By John Warrington
The trouble with an automatic watering system starts when you take your plants off it and start watering by conventional ways, say using fresh water in a watering can. It’s rather like taking the baby off the breast and putting it straight onto cornflakes. Plants have to be weaned off an automatic system to allow for proper root hair development. If weaning does not occur, your plants will not be able to manage the changeover from a period of plentiful supply to having to wait until you get home from the office, by which time they will have begun to suffer. Some people cater for this and water their plants generously before they go to the office in an attempt to give them sufficient moisture for the day. This can often drown them, especially if they are in soil-less compost and in plastic pots when drainage is a problem. Better to pot them first into small clay pots using crocks in the base of the pots for drainage, and use more traditional potting compost. This ensures straightaway that they have proper drainage and can start forming root hairs. The other option of course is to plant them out as soon as possible to help them start forming root hairs, but they will have to be in the shade. Feathered friends
If you take time to just sit quietly in the garden you would be amazed at the bird activity. My garden has birds in it all day, come rain or shine, and throughout the year there are over half a dozen nests in various stages of repair, construction and occupation. Birds are busy creatures and they can often be seen flying ‘home’ with beaks full of straw to build or repair their matrimonial home. I often wonder if these workers are hens or cockbirds, or if it is a cooperative effort. Later on you can often see them going to their nests with beaks full of insects dug up from the ground, caught in flight or taken from the plants in the garden. A nest of fledglings will probably eat tens of thousands of insects before becoming independent. Recently I returned a tiny fledgling to its nest; it had been caught in some branches below. Its mouth was open all the time looking for its breakfast of insects.
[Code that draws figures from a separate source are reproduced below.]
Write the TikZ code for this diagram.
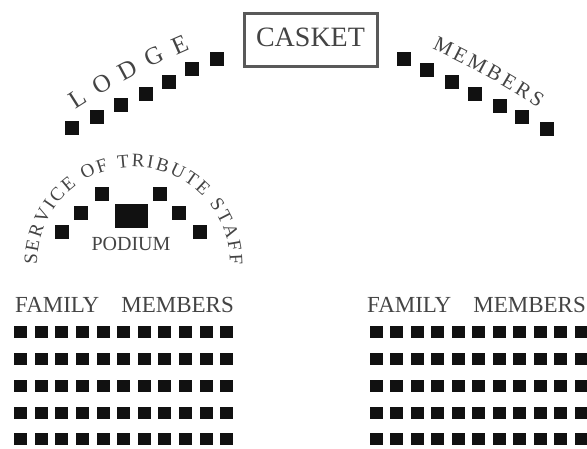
\documentclass[tikz,border=0pt]{standalone}
\usepackage{fontspec}
\setmainfont{Liberation Serif}
\usepackage{xcolor}
\usetikzlibrary{positioning,decorations.text}
\definecolor{seat}{HTML}{111111}
\definecolor{lettering}{HTML}{444444}
\newcommand{\archead}{\fontsize{25}{25}\selectfont}
\newcommand{\arcmembers}{\fontsize{21}{21}\selectfont}
\newcommand{\arcsmall}{\fontsize{19}{19}\selectfont}
\begin{document}
\begin{tikzpicture}[
    x=1pt, y=-1pt,
    seat/.style={draw=none, fill=seat, minimum width=14pt, minimum height=14pt, inner sep=0pt},
    rowseat/.style={draw=none, fill=seat, minimum width=13pt, minimum height=12pt, inner sep=0pt},
    podiumbox/.style={draw=none, fill=seat, minimum width=33pt, minimum height=24pt, inner sep=0pt},
    casketbox/.style={draw=black!65, line width=3pt, minimum width=133pt, minimum height=53pt,
                inner sep=0pt, text depth=6pt, text=lettering, font=\fontsize{28}{28}\selectfont},
    heading/.style={text=lettering, inner sep=0pt, font=\fontsize{23}{23}\selectfont},
    curved/.style={decorate, decoration={text along path, text color=lettering,
                text align={fit to path}, text={#1}}}]
  \useasboundingbox (0,0) rectangle (587,448);
  \node[casketbox] (casket) at (310.5,40) {CASKET};
  % lodge and members
  \foreach \n/\x/\y in {1/72/128, 2/97/117, 3/121/105, 4/146/94, 5/169/82, 6/192/69, 7/217/59}
    \node[seat] (lodge\n) at (\x,\y) {};
  \foreach \n/\x/\y in {1/404/59, 2/427/70, 3/452/82, 4/475/94, 5/500/106, 6/522/117, 7/547/129}
    \node[seat] (member\n) at (\x,\y) {};
  \path[curved={|\archead|LODGE}] (76,110) .. controls (110,88) and (150,66) .. (190,49);
  \path[curved={|\arcmembers|MEMBERS}] (432,49) .. controls (466,65) and (506,86) .. (538,108);
  % podium
  \node[podiumbox] (podium) at (131.5,216) {};
  \foreach \n/\x/\y in {1/62/232, 2/81/213, 3/102/194, 4/160/194, 5/179/213, 6/200/232}
    \node[seat] (staff\n) at (\x,\y) {};
  \node[heading, font=\fontsize{20}{20}\selectfont] (podiumtext) at (131,244) {PODIUM};
  \path[curved={|\arcsmall|SERVICE OF TRIBUTE STAFF}] (37,265) .. controls (37,209) and (80,167) .. (133,167)
    .. controls (186,167) and (230,209) .. (230,265);
  % family rows
  \node[heading] (famleft) at (124.5,305) {FAMILY\hspace{22pt}MEMBERS};
  \node[heading] (famright) at (476.5,305) {FAMILY\hspace{22pt}MEMBERS};
  \foreach \r/\y in {1/332, 2/359, 3/386, 4/413, 5/439}
    \foreach \c in {0,...,10} {
      \node[rowseat] (left\r\c) at (20.6+20.6*\c,\y) {};
      \node[rowseat] (right\r\c) at (376+20.5*\c,\y) {};
    }
\end{tikzpicture}
\end{document}
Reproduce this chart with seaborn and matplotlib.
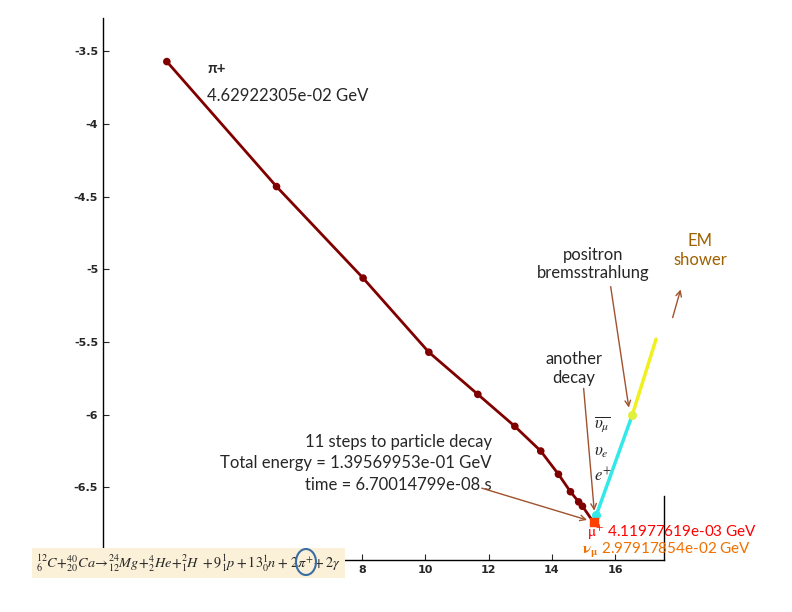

My garden must supply hundreds of thousands of insects throughout the year. This pleases me, for many of them are going to be garden pests. Our feathered friends, many of them quite tiny, manage to work out the best time frame for mating, nest building, laying and hatching eggs, so that their young appear at the optimum time for mum and dad to catch the hundreds of thousands of insects needed to rear their family. How do they know what the weather or what the insect population will be like so many weeks in advance? There doesn’t seem to be much antagonism or even competition between the various bird species, although some get their food supply from the ground, or from the tree canopy, some from the bark of trees or from smaller shrubs or even in flight. All levels of the garden’s vegetation seem to be supplying insects, and as I’ve just said many of them are garden pests. It all helps to reduce our dependence on chemicals for pest control. This is excellent, for the less we rely on chemical control the better, for chemicals often do more harm than good.
I wonder if many of you see ladybirds nowadays? I see quite a few in the garden, mostly seven spot, but some with slightly more or fewer spots. These are really great for aphid control, and they quite like to chomp their way through mealy bug infestations. Their numbers very quickly reduce if you use chemicals, so only use these if you have no other option.
Always think of our little friends, take care, and may your God go with you wherever you are.